OBJECTIVE:
Your task is to repeat all of the data exactly while excluding the pictures.

RECORDED DATA:
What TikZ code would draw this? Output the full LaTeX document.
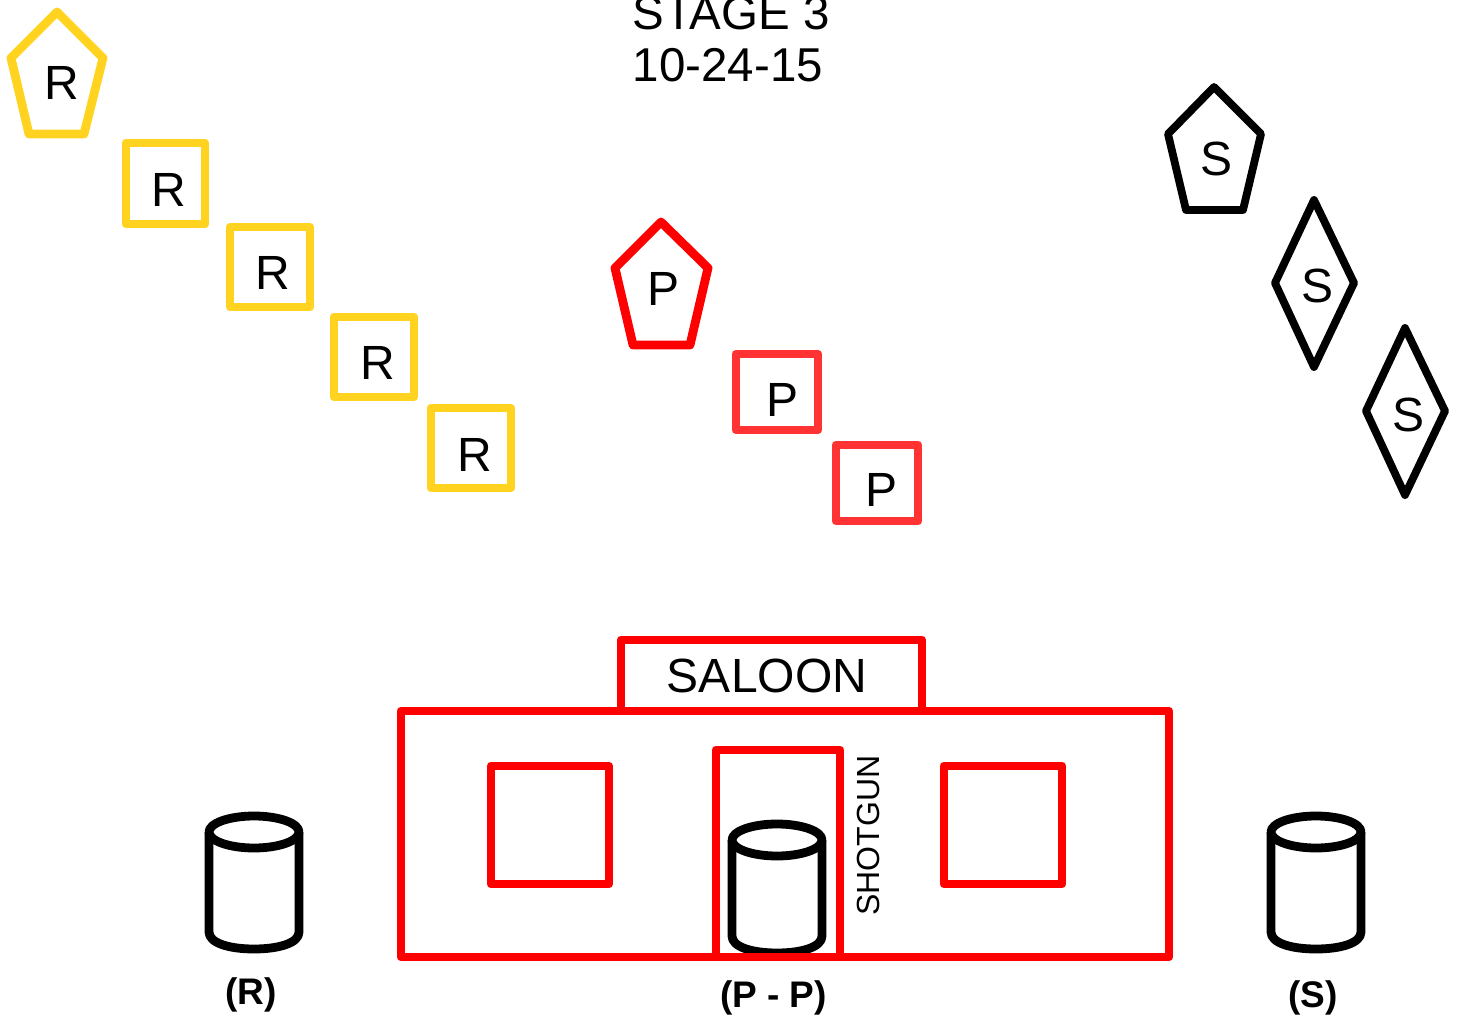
\documentclass[tikz,border=0pt]{standalone}
\usepackage{fontspec}
\setmainfont{Liberation Sans}
\definecolor{ryel}{HTML}{FFD320}
\definecolor{pred}{HTML}{FF3333}
\newcommand{\fs}[1]{\fontsize{#1}{#1}\selectfont}
\tikzset{
  x=1pt,y=-1pt,
  shp/.style={line width=8.8pt,line join=round,fill=none},
  thin shp/.style={line width=7.8pt,line join=round,fill=none},
  lbl/.style={inner sep=0pt,anchor=base,text=black,font=\fs{48}},
  bold/.style={inner sep=0pt,anchor=base,text=black,font=\fs{37}\bfseries},
}
\newcommand{\cyl}[3]{% cx, top y, y where the sides end
  \draw[shp,fill=white] (#1-45,#2) -- (#1-45,#3) .. controls (#1-45,#3+11) and (#1-25,#3+17) .. (#1,#3+17) .. controls (#1+25,#3+17) and (#1+45,#3+11) .. (#1+45,#3) -- (#1+45,#2);
  \draw[shp,fill=white] (#1,#2) ellipse [x radius=45, y radius=16];
}
\begin{document}
\begin{tikzpicture}
\useasboundingbox (0,0) rectangle (1457,1016);
\clip (0,0) rectangle (1457,1016);
% title
\node[lbl,font=\fs{47.5}] (t1) at (731,30) {STAGE 3};
\node[lbl,font=\fs{47.5}] (t2) at (728,82) {10-24-15};
% R group
\draw[shp,ryel] (57,12) -- (103,58) -- (84,134) -- (29,134) -- (11,58) -- cycle;
\draw[shp,ryel] (126,143) rectangle (205,224);
\draw[shp,ryel] (230,227) rectangle (310,307);
\draw[shp,ryel] (334,317) rectangle (414,397);
\draw[shp,ryel] (431,408) rectangle (511,488);
\node[lbl] (r0) at (61.5,100) {R};
\node[lbl] (r1) at (169,207) {R};
\node[lbl] (r2) at (273,290) {R};
\node[lbl] (r3) at (377.5,380) {R};
\node[lbl] (r4) at (474.5,471) {R};
% P group
\draw[shp,red] (661,222) -- (708,268) -- (690,345) -- (633,345) -- (615,268) -- cycle;
\draw[shp,pred] (736,354) rectangle (818,430);
\draw[shp,pred] (836,445) rectangle (918,521);
\node[lbl] (p0) at (663.5,306) {P};
\node[lbl] (p1) at (782,416) {P};
\node[lbl] (p2) at (881,506) {P};
% S group
\draw[thin shp,black] (1214,87) -- (1261,134) -- (1243,210) -- (1186,210) -- (1168,134) -- cycle;
\draw[thin shp,black] (1314,200) -- (1354,283) -- (1314,367) -- (1275,283) -- cycle;
\draw[thin shp,black] (1405,328) -- (1445,411) -- (1405,495) -- (1366,411) -- cycle;
\node[lbl] (s0) at (1216,176) {S};
\node[lbl] (s1) at (1317.5,303) {S};
\node[lbl] (s2) at (1408,431) {S};
% barrels
\cyl{254}{832}{932}
\cyl{777}{840}{936}
\cyl{1316}{832}{932}
% saloon
\draw[shp,red] (621,710) -- (621,640) -- (922,640) -- (922,710);
\draw[shp,red] (401,711) rectangle (1169,957);
\draw[shp,red] (491,766) rectangle (609,884);
\draw[shp,red] (944,766) rectangle (1062,884);
\draw[shp,red] (716,957) -- (716,750) -- (840,750) -- (840,957);
\node[lbl] (sal) at (767,692) {SALOON};
\node[lbl,font=\fs{32},rotate=90] (gun) at (879,835.5) {SHOTGUN};
% labels
\node[bold] (lr) at (251,1004) {(R)};
\node[bold] (lp) at (773.5,1007) {(P - P)};
\node[bold] (ls) at (1313,1007) {(S)};
\end{tikzpicture}
\end{document}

RESULT FOR THIS EXERCISE:
What TikZ code would draw this? Output the full LaTeX document.
\documentclass[tikz,border=0pt]{standalone}
\usepackage{fontspec}
\setmainfont{Liberation Sans}
\definecolor{ryel}{HTML}{FFD320}
\definecolor{pred}{HTML}{FF3333}
\newcommand{\fs}[1]{\fontsize{#1}{#1}\selectfont}
\tikzset{
  x=1pt,y=-1pt,
  shp/.style={line width=8.8pt,line join=round,fill=none},
  thin shp/.style={line width=7.8pt,line join=round,fill=none},
  lbl/.style={inner sep=0pt,anchor=base,text=black,font=\fs{48}},
  bold/.style={inner sep=0pt,anchor=base,text=black,font=\fs{37}\bfseries},
}
\newcommand{\cyl}[3]{% cx, top y, y where the sides end
  \draw[shp,fill=white] (#1-45,#2) -- (#1-45,#3) .. controls (#1-45,#3+11) and (#1-25,#3+17) .. (#1,#3+17) .. controls (#1+25,#3+17) and (#1+45,#3+11) .. (#1+45,#3) -- (#1+45,#2);
  \draw[shp,fill=white] (#1,#2) ellipse [x radius=45, y radius=16];
}
\begin{document}
\begin{tikzpicture}
\useasboundingbox (0,0) rectangle (1457,1016);
\clip (0,0) rectangle (1457,1016);
% title
\node[lbl,font=\fs{47.5}] (t1) at (731,30) {STAGE 3};
\node[lbl,font=\fs{47.5}] (t2) at (728,82) {10-24-15};
% R group
\draw[shp,ryel] (57,12) -- (103,58) -- (84,134) -- (29,134) -- (11,58) -- cycle;
\draw[shp,ryel] (126,143) rectangle (205,224);
\draw[shp,ryel] (230,227) rectangle (310,307);
\draw[shp,ryel] (334,317) rectangle (414,397);
\draw[shp,ryel] (431,408) rectangle (511,488);
\node[lbl] (r0) at (61.5,100) {R};
\node[lbl] (r1) at (169,207) {R};
\node[lbl] (r2) at (273,290) {R};
\node[lbl] (r3) at (377.5,380) {R};
\node[lbl] (r4) at (474.5,471) {R};
% P group
\draw[shp,red] (661,222) -- (708,268) -- (690,345) -- (633,345) -- (615,268) -- cycle;
\draw[shp,pred] (736,354) rectangle (818,430);
\draw[shp,pred] (836,445) rectangle (918,521);
\node[lbl] (p0) at (663.5,306) {P};
\node[lbl] (p1) at (782,416) {P};
\node[lbl] (p2) at (881,506) {P};
% S group
\draw[thin shp,black] (1214,87) -- (1261,134) -- (1243,210) -- (1186,210) -- (1168,134) -- cycle;
\draw[thin shp,black] (1314,200) -- (1354,283) -- (1314,367) -- (1275,283) -- cycle;
\draw[thin shp,black] (1405,328) -- (1445,411) -- (1405,495) -- (1366,411) -- cycle;
\node[lbl] (s0) at (1216,176) {S};
\node[lbl] (s1) at (1317.5,303) {S};
\node[lbl] (s2) at (1408,431) {S};
% barrels
\cyl{254}{832}{932}
\cyl{777}{840}{936}
\cyl{1316}{832}{932}
% saloon
\draw[shp,red] (621,710) -- (621,640) -- (922,640) -- (922,710);
\draw[shp,red] (401,711) rectangle (1169,957);
\draw[shp,red] (491,766) rectangle (609,884);
\draw[shp,red] (944,766) rectangle (1062,884);
\draw[shp,red] (716,957) -- (716,750) -- (840,750) -- (840,957);
\node[lbl] (sal) at (767,692) {SALOON};
\node[lbl,font=\fs{32},rotate=90] (gun) at (879,835.5) {SHOTGUN};
% labels
\node[bold] (lr) at (251,1004) {(R)};
\node[bold] (lp) at (773.5,1007) {(P - P)};
\node[bold] (ls) at (1313,1007) {(S)};
\end{tikzpicture}
\end{document}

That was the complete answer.